By CHINO S. LEYCO
The Duterte administration is planning to ask the Commission on Elections (Comelec) to exempt big-ticket infrastructure projects from the government spending ban during the campaign period. Socioeconomic Planning Secretary Ernesto M. Pernia said Monday the economic team will propose to President Rodrigo R. Duterte to ask the Comelec to exempt those infrastructure projects of national significance from the three-month election spending ban.
“One thing we can do is to ask for exemptions from Comelec from ban on spending after March, and I think agencies needing to get exemptions should be getting exemptions especially we pointed out the impact of the delayed passage of the budget,” Pernia told reporters in the briefing.
Pernia said the economic managers have agreed to formally submit to the President their proposal for a Comelec exemption during the February 4 Cabinet meeting.
But the NEDA chief said that their application for exemptions will only cover the national projects of the Duterte administration, and not local government projects.
According to Pernia, the idea is for all government implementing agencies, particularly the Department of Public Works and Highways (DPWH) as well as the Department of Transportation (DOTr) to have a “common position” on spending ban exemptions to ensure all infrastructure projects are kept on track despite the delayed budget approval
Pernia added that exempting infrastructure spending from the Comelec ban is necessary to counter the negative effects of the delayed passage of the 2019 national budget on the country’s economy.
The ban exemptions would cover ongoing and new projects that need procurement, Pernia said.
Half-a-billion a day
The Comelec ban would last until the middle of June covering construction of public works and the release, disbursement, or expenditures of public funds.
Last Friday, Finance Secretary Carlos G. Dominguez III said the delay in the approval of the 2019 national budget is costing the government around half a billion a day that will “certainly” affect the economy in the first quarter.
“I just computed it. The budget delay cost the government P46 billion for the first quarter. In other words, we cannot spend P46 billion of what we planned to do,” Dominguez said.

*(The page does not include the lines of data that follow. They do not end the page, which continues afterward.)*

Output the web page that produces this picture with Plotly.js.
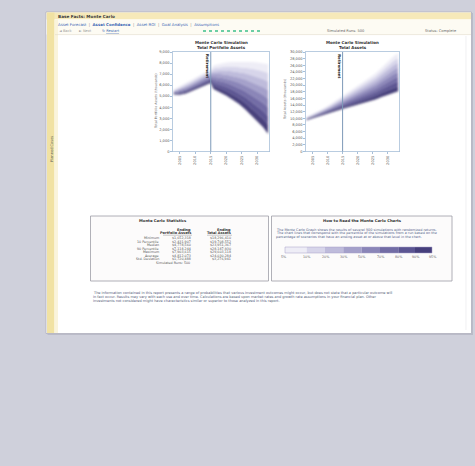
<!DOCTYPE html>
<html><head><meta charset="utf-8">
<script src="https://cdn.plot.ly/plotly-3.0.1.min.js"></script>
<style>html,body{margin:0;padding:0;background:#cfd0db;}#chart{width:475px;height:466px;}</style>
</head><body><div id="chart"></div>
<script>
// ---------- data ----------
const years = [2003, 2005, 2007, 2009, 2011, 2013, 2015, 2016, 2018, 2020, 2022, 2024, 2026, 2028, 2030, 2032, 2033.5];
const retirementYear = 2015;
const xTickYears = [2005, 2010, 2015, 2020, 2025, 2030];

// Total Portfolio Assets (thousands) - percentile curves from bottom (darkest) to top (lightest)
const portfolio0 = [5200, 5180, 5300, 5520, 5780, 6020, 6250, 5680, 5420, 5100, 4740, 4370, 3900, 3320, 2780, 2220, 1650];
const portfolio1 = [5250, 5270, 5410, 5640, 5910, 6160, 6400, 5950, 5740, 5470, 5160, 4840, 4430, 3920, 3440, 2940, 2430];
const portfolio2 = [5300, 5360, 5520, 5770, 6050, 6300, 6550, 6210, 6050, 5840, 5580, 5300, 4960, 4520, 4100, 3660, 3210];
const portfolio3 = [5350, 5450, 5640, 5890, 6180, 6440, 6700, 6480, 6370, 6210, 6000, 5770, 5480, 5110, 4760, 4380, 3990];
const portfolio4 = [5400, 5540, 5750, 6010, 6320, 6590, 6850, 6740, 6690, 6580, 6420, 6240, 6010, 5710, 5420, 5100, 4780];
const portfolio5 = [5450, 5630, 5860, 6130, 6450, 6730, 7000, 7010, 7000, 6940, 6840, 6700, 6540, 6310, 6080, 5820, 5560];
const portfolio6 = [5500, 5720, 5980, 6260, 6580, 6870, 7150, 7270, 7320, 7310, 7260, 7170, 7070, 6910, 6730, 6540, 6340];
const portfolio7 = [5550, 5810, 6090, 6380, 6720, 7010, 7300, 7540, 7630, 7680, 7680, 7640, 7590, 7500, 7390, 7260, 7120];
const portfolio8 = [5600, 5900, 6200, 6500, 6850, 7150, 7450, 7800, 7950, 8050, 8100, 8100, 8120, 8100, 8050, 7980, 7900];

// Total Assets (thousands)
const total0 = [9600, 10200, 10800, 11400, 12000, 12500, 13000, 13250, 13800, 14250, 14750, 15250, 15850, 16600, 17300, 17900, 18300];
const total1 = [9700, 10340, 10980, 11630, 12290, 12880, 13460, 13780, 14410, 14940, 15530, 16130, 16820, 17690, 18510, 19250, 19710];
const total2 = [9800, 10480, 11150, 11850, 12580, 13250, 13930, 14310, 15030, 15640, 16310, 17010, 17790, 18780, 19730, 20600, 21130];
const total3 = [9900, 10610, 11330, 12080, 12860, 13630, 14390, 14840, 15640, 16330, 17090, 17890, 18760, 19860, 20940, 21950, 22540];
const total4 = [10000, 10750, 11500, 12300, 13150, 14000, 14850, 15380, 16250, 17030, 17880, 18780, 19730, 20950, 22150, 23300, 23950];
const total5 = [10100, 10890, 11680, 12530, 13440, 14380, 15310, 15910, 16860, 17720, 18660, 19660, 20690, 22040, 23360, 24650, 25360];
const total6 = [10200, 11030, 11850, 12750, 13730, 14750, 15780, 16440, 17480, 18410, 19440, 20540, 21660, 23130, 24580, 26000, 26780];
const total7 = [10300, 11160, 12030, 12980, 14010, 15130, 16240, 16970, 18090, 19110, 20220, 21420, 22630, 24210, 25790, 27350, 28190];
const total8 = [10400, 11300, 12200, 13200, 14300, 15500, 16700, 17500, 18700, 19800, 21000, 22300, 23600, 25300, 27000, 28700, 29600];

const bandLabels = ["5%", "10%", "20%", "30%", "50%", "70%", "80%", "90%", "95%"];
const statLabels = ["Minimum", "10 Percentile", "Median", "90 Percentile", "Maximum", "Average", "Std. Deviation"];
const portfolioEnding = ["$1,652,318", "$2,431,907", "$4,778,560", "$7,118,244", "$7,903,615", "$4,812,073", "$1,720,488"];
const totalEnding = ["$18,296,410", "$19,708,552", "$23,951,367", "$28,187,930", "$29,603,118", "$24,030,284", "$3,276,941"];
const simulatedRuns = 500;

// ---------- styles ----------
const bandColors = ['#463f7c', '#5b5592', '#726ca5', '#8a85b8', '#a4a0ca', '#bebbdb', '#d7d5ea', '#eeedf6'];
const W = 475, H = 466;
const px = v => v / W, py = v => 1 - v / H;
const FONT = 'DejaVu Sans';

function fan(curves, xa, ya) {
  return curves.map((c, i) => ({
    x: years, y: c, xaxis: xa, yaxis: ya, type: 'scatter', mode: 'lines',
    line: {width: i === 0 ? 0.9 : 0, color: i === 0 ? '#3b356b' : 'rgba(0,0,0,0)'},
    fill: i === 0 ? 'none' : 'tonexty',
    fillcolor: i === 0 ? undefined : bandColors[i - 1],
    hoverinfo: 'skip', showlegend: false
  }));
}

const traces = [
  ...fan([portfolio0, portfolio1, portfolio2, portfolio3, portfolio4, portfolio5, portfolio6, portfolio7, portfolio8], 'x', 'y'),
  ...fan([total0, total1, total2, total3, total4, total5, total6, total7, total8], 'x2', 'y2')
];

const axisStyle = {
  showgrid: false, zeroline: false, showline: true, mirror: true,
  linecolor: '#a7bfd8', linewidth: 0.8, ticks: 'outside', ticklen: 2,
  tickcolor: '#a7bfd8', tickfont: {size: 3.6, color: '#555', family: FONT}
};
const xCommon = Object.assign({}, axisStyle, {
  range: [2002.8, 2033.8], tickvals: xTickYears, ticktext: xTickYears.map(String), tickangle: -90
});

function A(x, y, text, o) {
  return Object.assign({xref: 'paper', yref: 'paper', x: px(x), y: py(y), text: text, showarrow: false,
    xanchor: 'left', yanchor: 'middle', borderpad: 0, font: {size: 4, color: '#333', family: FONT}}, o || {});
}

const annotations = [
  A(57, 16.3, '<b>Base Facts: Monte Carlo</b>', {font: {size: 4.2, color: '#3a3a3a', family: FONT}}),
  A(57, 24, 'Asset Forecast  <span style="color:#888">|</span>  <b>Asset Confidence</b>  <span style="color:#888">|</span>  Asset ROI  <span style="color:#888">|</span>  Goal Analysis  <span style="color:#888">|</span>  Assumptions', {font: {size: 3.9, color: '#3b66b3', family: FONT}}),
  A(58, 30.7, '◄ Back', {font: {size: 3.6, color: '#999', family: FONT}}),
  A(78, 30.7, '► Next', {font: {size: 3.6, color: '#999', family: FONT}}),
  A(101, 30.7, '↻ <u>Restart</u>', {font: {size: 3.6, color: '#3b66b3', family: FONT}}),
  A(346, 30.7, 'Simulated Runs: ' + simulatedRuns, {xanchor: 'center', font: {size: 3.6, color: '#666', family: FONT}}),
  A(441, 30.7, 'Status: Complete', {xanchor: 'center', font: {size: 3.6, color: '#666', family: FONT}}),
  A(52, 149, 'Planned Cases', {xanchor: 'center', textangle: -90, font: {size: 3.6, color: '#5a5f55', family: FONT}}),
  // chart titles
  A(221, 42, '<b>Monte Carlo Simulation</b>', {xanchor: 'center', font: {size: 4, color: '#333', family: FONT}}),
  A(221, 47.5, '<b>Total Portfolio Assets</b>', {xanchor: 'center', font: {size: 4, color: '#333', family: FONT}}),
  A(352.5, 42, '<b>Monte Carlo Simulation</b>', {xanchor: 'center', font: {size: 4, color: '#333', family: FONT}}),
  A(352.5, 47.5, '<b>Total Assets</b>', {xanchor: 'center', font: {size: 4, color: '#333', family: FONT}}),
  A(156, 101, 'Total Portfolio Assets (thousands)', {xanchor: 'center', textangle: -90, font: {size: 3.3, color: '#666', family: FONT}}),
  A(285, 100, 'Total Assets (thousands)', {xanchor: 'center', textangle: -90, font: {size: 3.3, color: '#666', family: FONT}}),
  {xref: 'x', yref: 'paper', x: retirementYear, y: py(53), xanchor: 'right', yanchor: 'top', xshift: -0.3, textangle: 90,
   text: '<b>Retirement</b>', showarrow: false, borderpad: 0, font: {size: 3.8, color: '#111', family: FONT}},
  {xref: 'x2', yref: 'paper', x: retirementYear, y: py(53), xanchor: 'right', yanchor: 'top', xshift: -0.3, textangle: 90,
   text: '<b>Retirement</b>', showarrow: false, borderpad: 0, font: {size: 3.8, color: '#111', family: FONT}},
  // stats box
  A(163, 220.5, '<b>Monte Carlo Statistics</b>', {xanchor: 'center', font: {size: 3.8, color: '#333', family: FONT}}),
  A(192, 229.5, '<b>Ending</b>', {xanchor: 'right', font: {size: 3.5, color: '#333', family: FONT}}),
  A(192, 233.3, '<b>Portfolio Assets</b>', {xanchor: 'right', font: {size: 3.5, color: '#333', family: FONT}}),
  A(232, 229.5, '<b>Ending</b>', {xanchor: 'right', font: {size: 3.5, color: '#333', family: FONT}}),
  A(232, 233.3, '<b>Total Assets</b>', {xanchor: 'right', font: {size: 3.5, color: '#333', family: FONT}}),
  A(173, 262.8, 'Simulated Runs: ' + simulatedRuns, {xanchor: 'center', font: {size: 3.3, color: '#555', family: FONT}}),
  // how to read
  A(362, 220.5, '<b>How to Read the Monte Carlo Charts</b>', {xanchor: 'center', font: {size: 3.8, color: '#333', family: FONT}}),
  A(275, 230, 'The Monte Carlo Graph shows the results of several 500 simulations with randomized returns.', {font: {size: 3.4, color: '#4d5a86', family: FONT}}),
  A(275, 233.4, 'The chart lines that correspond with the percentile of the simulations from a run based on the', {font: {size: 3.4, color: '#4d5a86', family: FONT}}),
  A(275, 236.8, 'percentage of scenarios that have an ending asset at or above that level in the chart.', {font: {size: 3.4, color: '#4d5a86', family: FONT}}),
  // disclaimer
  A(92, 293, 'The information contained in this report presents a range of probabilities that various investment outcomes might occur, but does not state that a particular outcome will', {font: {size: 3.5, color: '#56607a', family: FONT}}),
  A(92, 297, 'in fact occur. Results may vary with each use and over time. Calculations are based upon market rates and growth rate assumptions in your financial plan. Other', {font: {size: 3.5, color: '#56607a', family: FONT}}),
  A(92, 301, 'investments not considered might have characteristics similar or superior to those analyzed in this report.', {font: {size: 3.5, color: '#56607a', family: FONT}})
];

const rowY = [238.3, 241.7, 245.2, 248.7, 252.2, 255.7, 259.2];
statLabels.forEach((lab, i) => {
  annotations.push(A(160, rowY[i], lab, {xanchor: 'right', font: {size: 3.3, color: '#555', family: FONT}}));
  annotations.push(A(192, rowY[i], portfolioEnding[i], {xanchor: 'right', font: {size: 3.3, color: '#555', family: FONT}}));
  annotations.push(A(232, rowY[i], totalEnding[i], {xanchor: 'right', font: {size: 3.3, color: '#555', family: FONT}}));
});

// legend strip geometry (style)
const stripEdges = [285, 306.7, 325, 343.3, 361.7, 380, 398.3, 415, 432];
const legendColors = bandColors.slice().reverse();
bandLabels.forEach((lab, i) => {
  const xx = i === 0 ? 283 : stripEdges[i];
  annotations.push(A(xx, 256.5, lab, {xanchor: 'center', font: {size: 3.3, color: '#666', family: FONT}}));
});

const R = (x0, y0, x1, y1, fill, line, lw, layer) => ({type: 'rect', xref: 'paper', yref: 'paper',
  x0: px(x0), x1: px(x1), y0: py(y1), y1: py(y0), fillcolor: fill, line: {color: line || 'rgba(0,0,0,0)', width: lw || 0}, layer: layer || 'below'});
const L = (x0, y0, x1, y1, color, w, dash) => ({type: 'line', xref: 'paper', yref: 'paper',
  x0: px(x0), x1: px(x1), y0: py(y0), y1: py(y1), line: {color: color, width: w, dash: dash || 'solid'}, layer: 'below'});

const shapes = [
  R(47.5, 13, 473, 335, '#babbc8'),
  R(46, 12, 471.5, 333.5, '#ffffff', '#b0b0bd', 0.8),
  R(46.5, 12.5, 471, 19.5, '#f6e9b9'),
  R(46.5, 19.5, 471, 34.5, '#fdfbf3'),
  R(47, 12.5, 54.5, 333, '#f1e2a3'),
  R(54.5, 19.5, 58, 333, '#faf4dc'),
  L(55, 34.6, 471, 34.6, '#e0dccb', 0.6),
  L(466, 36, 466, 330, '#e6e6ea', 0.6),
  L(203, 31, 262, 31, '#3cc08a', 1.6, 'dot'),
  R(90.5, 216, 268.5, 281, '#fcfbfb', '#9d9da6', 0.8),
  R(271.5, 216, 452, 281, '#fcfbfb', '#9d9da6', 0.8),
  L(163, 235.2, 192, 235.2, '#777', 0.4),
  L(207, 235.2, 232, 235.2, '#777', 0.4)
];
legendColors.forEach((c, i) => shapes.push(R(stripEdges[i], 247, stripEdges[i + 1], 253, c)));
shapes.push(R(285, 247, 432, 253, 'rgba(0,0,0,0)', '#a59fc4', 0.5));
shapes.push({type: 'line', xref: 'x', yref: 'y domain', x0: retirementYear, x1: retirementYear, y0: 0, y1: 1, line: {color: '#7d99b8', width: 1}, layer: 'above'});
shapes.push({type: 'line', xref: 'x2', yref: 'y2 domain', x0: retirementYear, x1: retirementYear, y0: 0, y1: 1, line: {color: '#7d99b8', width: 1}, layer: 'above'});

const layout = {
  width: W, height: H, margin: {l: 0, r: 0, t: 0, b: 0},
  paper_bgcolor: '#cfd0db', plot_bgcolor: '#ffffff', showlegend: false,
  font: {family: FONT, size: 4, color: '#444'},
  xaxis: Object.assign({}, xCommon, {domain: [px(173), px(269)], anchor: 'y'}),
  yaxis: Object.assign({}, axisStyle, {domain: [py(151.5), py(52)], range: [0, 9000], dtick: 1000, tickformat: ',', anchor: 'x'}),
  xaxis2: Object.assign({}, xCommon, {domain: [px(306), px(399)], anchor: 'y2'}),
  yaxis2: Object.assign({}, axisStyle, {domain: [py(151.5), py(52)], range: [0, 30000], dtick: 2000, tickformat: ',', anchor: 'x2'}),
  shapes: shapes, annotations: annotations
};

Plotly.newPlot('chart', traces, layout, {staticPlot: true, displayModeBar: false}).then(gd => {
  // soften the band steps like the original's smooth gradient
  const svg = gd.querySelector('svg.main-svg');
  const NS = 'http://www.w3.org/2000/svg';
  let defs = svg.querySelector('defs');
  if (!defs) { defs = document.createElementNS(NS, 'defs'); svg.insertBefore(defs, svg.firstChild); }
  const f = document.createElementNS(NS, 'filter');
  f.setAttribute('id', 'fanSoft');
  f.setAttribute('x', '-5%'); f.setAttribute('y', '-5%');
  f.setAttribute('width', '110%'); f.setAttribute('height', '110%');
  const b = document.createElementNS(NS, 'feGaussianBlur');
  b.setAttribute('stdDeviation', '0.8');
  f.appendChild(b); defs.appendChild(f);
  gd.querySelectorAll('.scatterlayer').forEach(g => g.setAttribute('filter', 'url(#fanSoft)'));
});
</script></body></html>
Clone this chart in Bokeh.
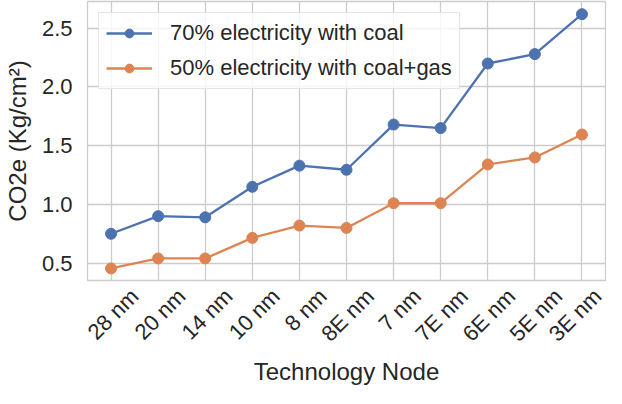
import math
from bokeh.plotting import figure
from bokeh.models import (ColumnDataSource, Range1d, Legend, LegendItem,
                          FixedTicker, NumeralTickFormatter, LinearAxis)
from bokeh.embed import file_html
from bokeh.resources import INLINE

nodes = ["28 nm", "20 nm", "14 nm", "10 nm", "8 nm", "8E nm", "7 nm", "7E nm", "6E nm", "5E nm", "3E nm"]
coal70 = [0.75, 0.90, 0.89, 1.15, 1.33, 1.295, 1.68, 1.65, 2.20, 2.28, 2.62]
coalgas50 = [0.455, 0.54, 0.54, 0.715, 0.82, 0.80, 1.01, 1.01, 1.34, 1.40, 1.595]
y_ticks = [0.5, 1.0, 1.5, 2.0, 2.5]

BLUE = "#4c72b0"
ORANGE = "#dd8452"
GRID = "#cccccc"
TXT = "#262626"
FONT = "Liberation Sans"
Y0, Y1 = 0.352, 2.728
LABEL_SHIFT = 0.5  # rotated labels are centred under their tick, as in matplotlib

n = len(nodes)
idx = list(range(n))  # category positions
src = ColumnDataSource(dict(x=idx, a=coal70, b=coalgas50))

p = figure(width=606, height=388, x_range=Range1d(-0.5, n - 0.5),
           y_range=Range1d(Y0, Y1),
           output_backend="svg", toolbar_location=None,
           min_border_left=10, min_border_right=1, min_border_top=1, min_border_bottom=10)

p.outline_line_color = GRID
p.outline_line_width = 1.3
p.background_fill_color = "white"
p.border_fill_color = "white"

# main x axis only drives the grid; the labels sit on a shifted copy
p.xaxis.ticker = FixedTicker(ticks=idx)
p.xaxis.visible = False
p.xgrid.ticker = FixedTicker(ticks=idx)

p.extra_x_ranges = {"lab": Range1d(-0.5 - LABEL_SHIFT, n - 0.5 - LABEL_SHIFT)}
xlab = LinearAxis(x_range_name="lab", ticker=FixedTicker(ticks=idx),
                  major_label_overrides={i: name for i, name in zip(idx, nodes)})
p.add_layout(xlab, "below")

for ax in (xlab, p.yaxis[0]):
    ax.axis_line_color = None
    ax.major_tick_line_color = None
    ax.minor_tick_line_color = None
    ax.major_tick_out = 0
    ax.major_tick_in = 0
    ax.major_label_text_font = FONT
    ax.major_label_text_font_size = "22px"
    ax.major_label_text_color = TXT
    ax.axis_label_text_font = FONT
    ax.axis_label_text_font_size = "24px"
    ax.axis_label_text_font_style = "normal"
    ax.axis_label_text_color = TXT

p.yaxis.ticker = FixedTicker(ticks=y_ticks)
p.yaxis.formatter = NumeralTickFormatter(format="0.0")
p.yaxis.major_label_standoff = 15
p.yaxis.axis_label = "CO2e (Kg/cm²)"
p.yaxis.axis_label_standoff = 8

xlab.major_label_orientation = math.pi / 4
xlab.major_label_standoff = 12
xlab.axis_label = "Technology Node"
xlab.axis_label_standoff = 0

p.xgrid.grid_line_color = GRID
p.ygrid.grid_line_color = GRID
p.xgrid.grid_line_width = 1.3
p.ygrid.grid_line_width = 1.3

la = p.line("x", "a", source=src, line_color=BLUE, line_width=2.3)
sa = p.scatter("x", "a", source=src, size=11, fill_color=BLUE, line_color=BLUE)
lb = p.line("x", "b", source=src, line_color=ORANGE, line_width=2.3)
sb = p.scatter("x", "b", source=src, size=11, fill_color=ORANGE, line_color=ORANGE)

legend = Legend(items=[
    LegendItem(label="70% electricity with coal", renderers=[la, sa]),
    LegendItem(label="50% electricity with coal+gas", renderers=[lb, sb]),
], location="top_left")
legend.margin = 11
legend.padding = 7
legend.spacing = 9
legend.glyph_width = 46
legend.glyph_height = 22
legend.label_height = 22
legend.label_standoff = 18
legend.label_text_font = FONT
legend.label_text_font_size = "22px"
legend.label_text_color = TXT
legend.border_line_color = GRID
legend.border_line_width = 1.2
legend.background_fill_color = "white"
legend.background_fill_alpha = 0.8
p.add_layout(legend)

open("out.html", "w").write(file_html(p, INLINE))
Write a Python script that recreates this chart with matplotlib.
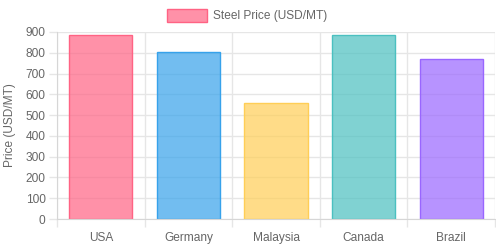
import matplotlib
matplotlib.use("Agg")
import matplotlib.pyplot as plt
from matplotlib.colors import to_rgba
from matplotlib.patches import Rectangle

plt.rcParams["font.family"] = ["Liberation Sans", "DejaVu Sans"]

countries = ["USA", "Germany", "Malaysia", "Canada", "Brazil"]
prices = [885, 805, 557, 884, 768]
fills = ["#ff6384", "#36a2eb", "#ffce56", "#4bc0c0", "#9966ff"]
series_label = "Steel Price (USD/MT)"
y_ticks = [0, 100, 200, 300, 400, 500, 600, 700, 800, 900]

W, H = 496, 248
fig = plt.figure(figsize=(W / 100, H / 100), dpi=100)
ax = fig.add_axes([57 / W, (H - 219) / H, (495 - 57) / W, (219 - 32) / H])

grid_c = "#e6e6e6"
text_c = "#666666"
fs = 8.6
face = [to_rgba(c, 0.7) for c in fills]

x = list(range(len(countries)))
ax.bar(x, prices, width=0.72, color=face, edgecolor=fills, linewidth=1, zorder=3)

ax.set_xlim(-0.5, len(countries) - 0.5)
ax.set_ylim(0, 900)
ax.set_yticks(y_ticks)
ax.set_xticks(x)
ax.set_xticklabels(countries)
ax.set_xticks([i - 0.5 for i in range(len(countries) + 1)], minor=True)

ax.grid(axis="y", color=grid_c, linewidth=1, zorder=0)
ax.grid(axis="x", which="minor", color=grid_c, linewidth=1, zorder=0)
ax.tick_params(axis="y", length=5.8, width=1, color=grid_c, labelcolor=text_c, labelsize=fs, pad=2.5)
ax.tick_params(axis="x", which="major", length=0, labelcolor=text_c, labelsize=fs, pad=9.5)
ax.tick_params(axis="x", which="minor", length=5.8, width=1, color=grid_c)

for side in ["top", "right"]:
    ax.spines[side].set_visible(False)
for side in ["left", "bottom"]:
    ax.spines[side].set_color("#d6d6d6")
    ax.spines[side].set_zorder(4)

fig.text(10 / W, 1 - 125 / H, "Price (USD/MT)", rotation=90, ha="center", va="center",
         fontsize=fs, color=text_c)

# legend
fig.add_artist(Rectangle((167 / W, 1 - 22 / H), 40 / W, 12.5 / H, transform=fig.transFigure,
                         facecolor=face[0], edgecolor=fills[0], linewidth=1))
fig.text(213 / W, 1 - 15.5 / H, series_label, ha="left", va="center", fontsize=fs, color=text_c)

fig.savefig("out.png", dpi=100)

For his part, Budget Secretary Benjamin E. Diokno said they would continue to oversee the budgetary operations of the national government, especially as it runs on a reenacted budget for presumably the first quarter of 2019.
“We will do what we can to minimize the damage to the Philippine economy, particularly public construction. You see, as early as the first working day of the year, we have come up with the guidelines for fund releases under the reenacted budget,” Diokno said.
“The sooner the 2019 GAA is passed, the better for the economy and the Filipino people. Ramping up our investments on infrastructure and social services will only be sustainable if the budget is authorized by Congress,” he added.
Pending the Congressional approval of the 2019 General Appropriations Bill, the national budget for fiscal year 2018 was deemed reenacted as mandated by Section 25 (7), Article VI of the Constitution. The reenacted budget will remain in force until such time that the GAB is passed into law by Congress.
Pending the approval of the 2019 GAA, national government agencies receiving allotment or notice of cash allocation from the Department of Budget and Management are authorized to obligate the amount corresponding to their actual requirements for the first quarter of 2019, but not exceeding certain percentages.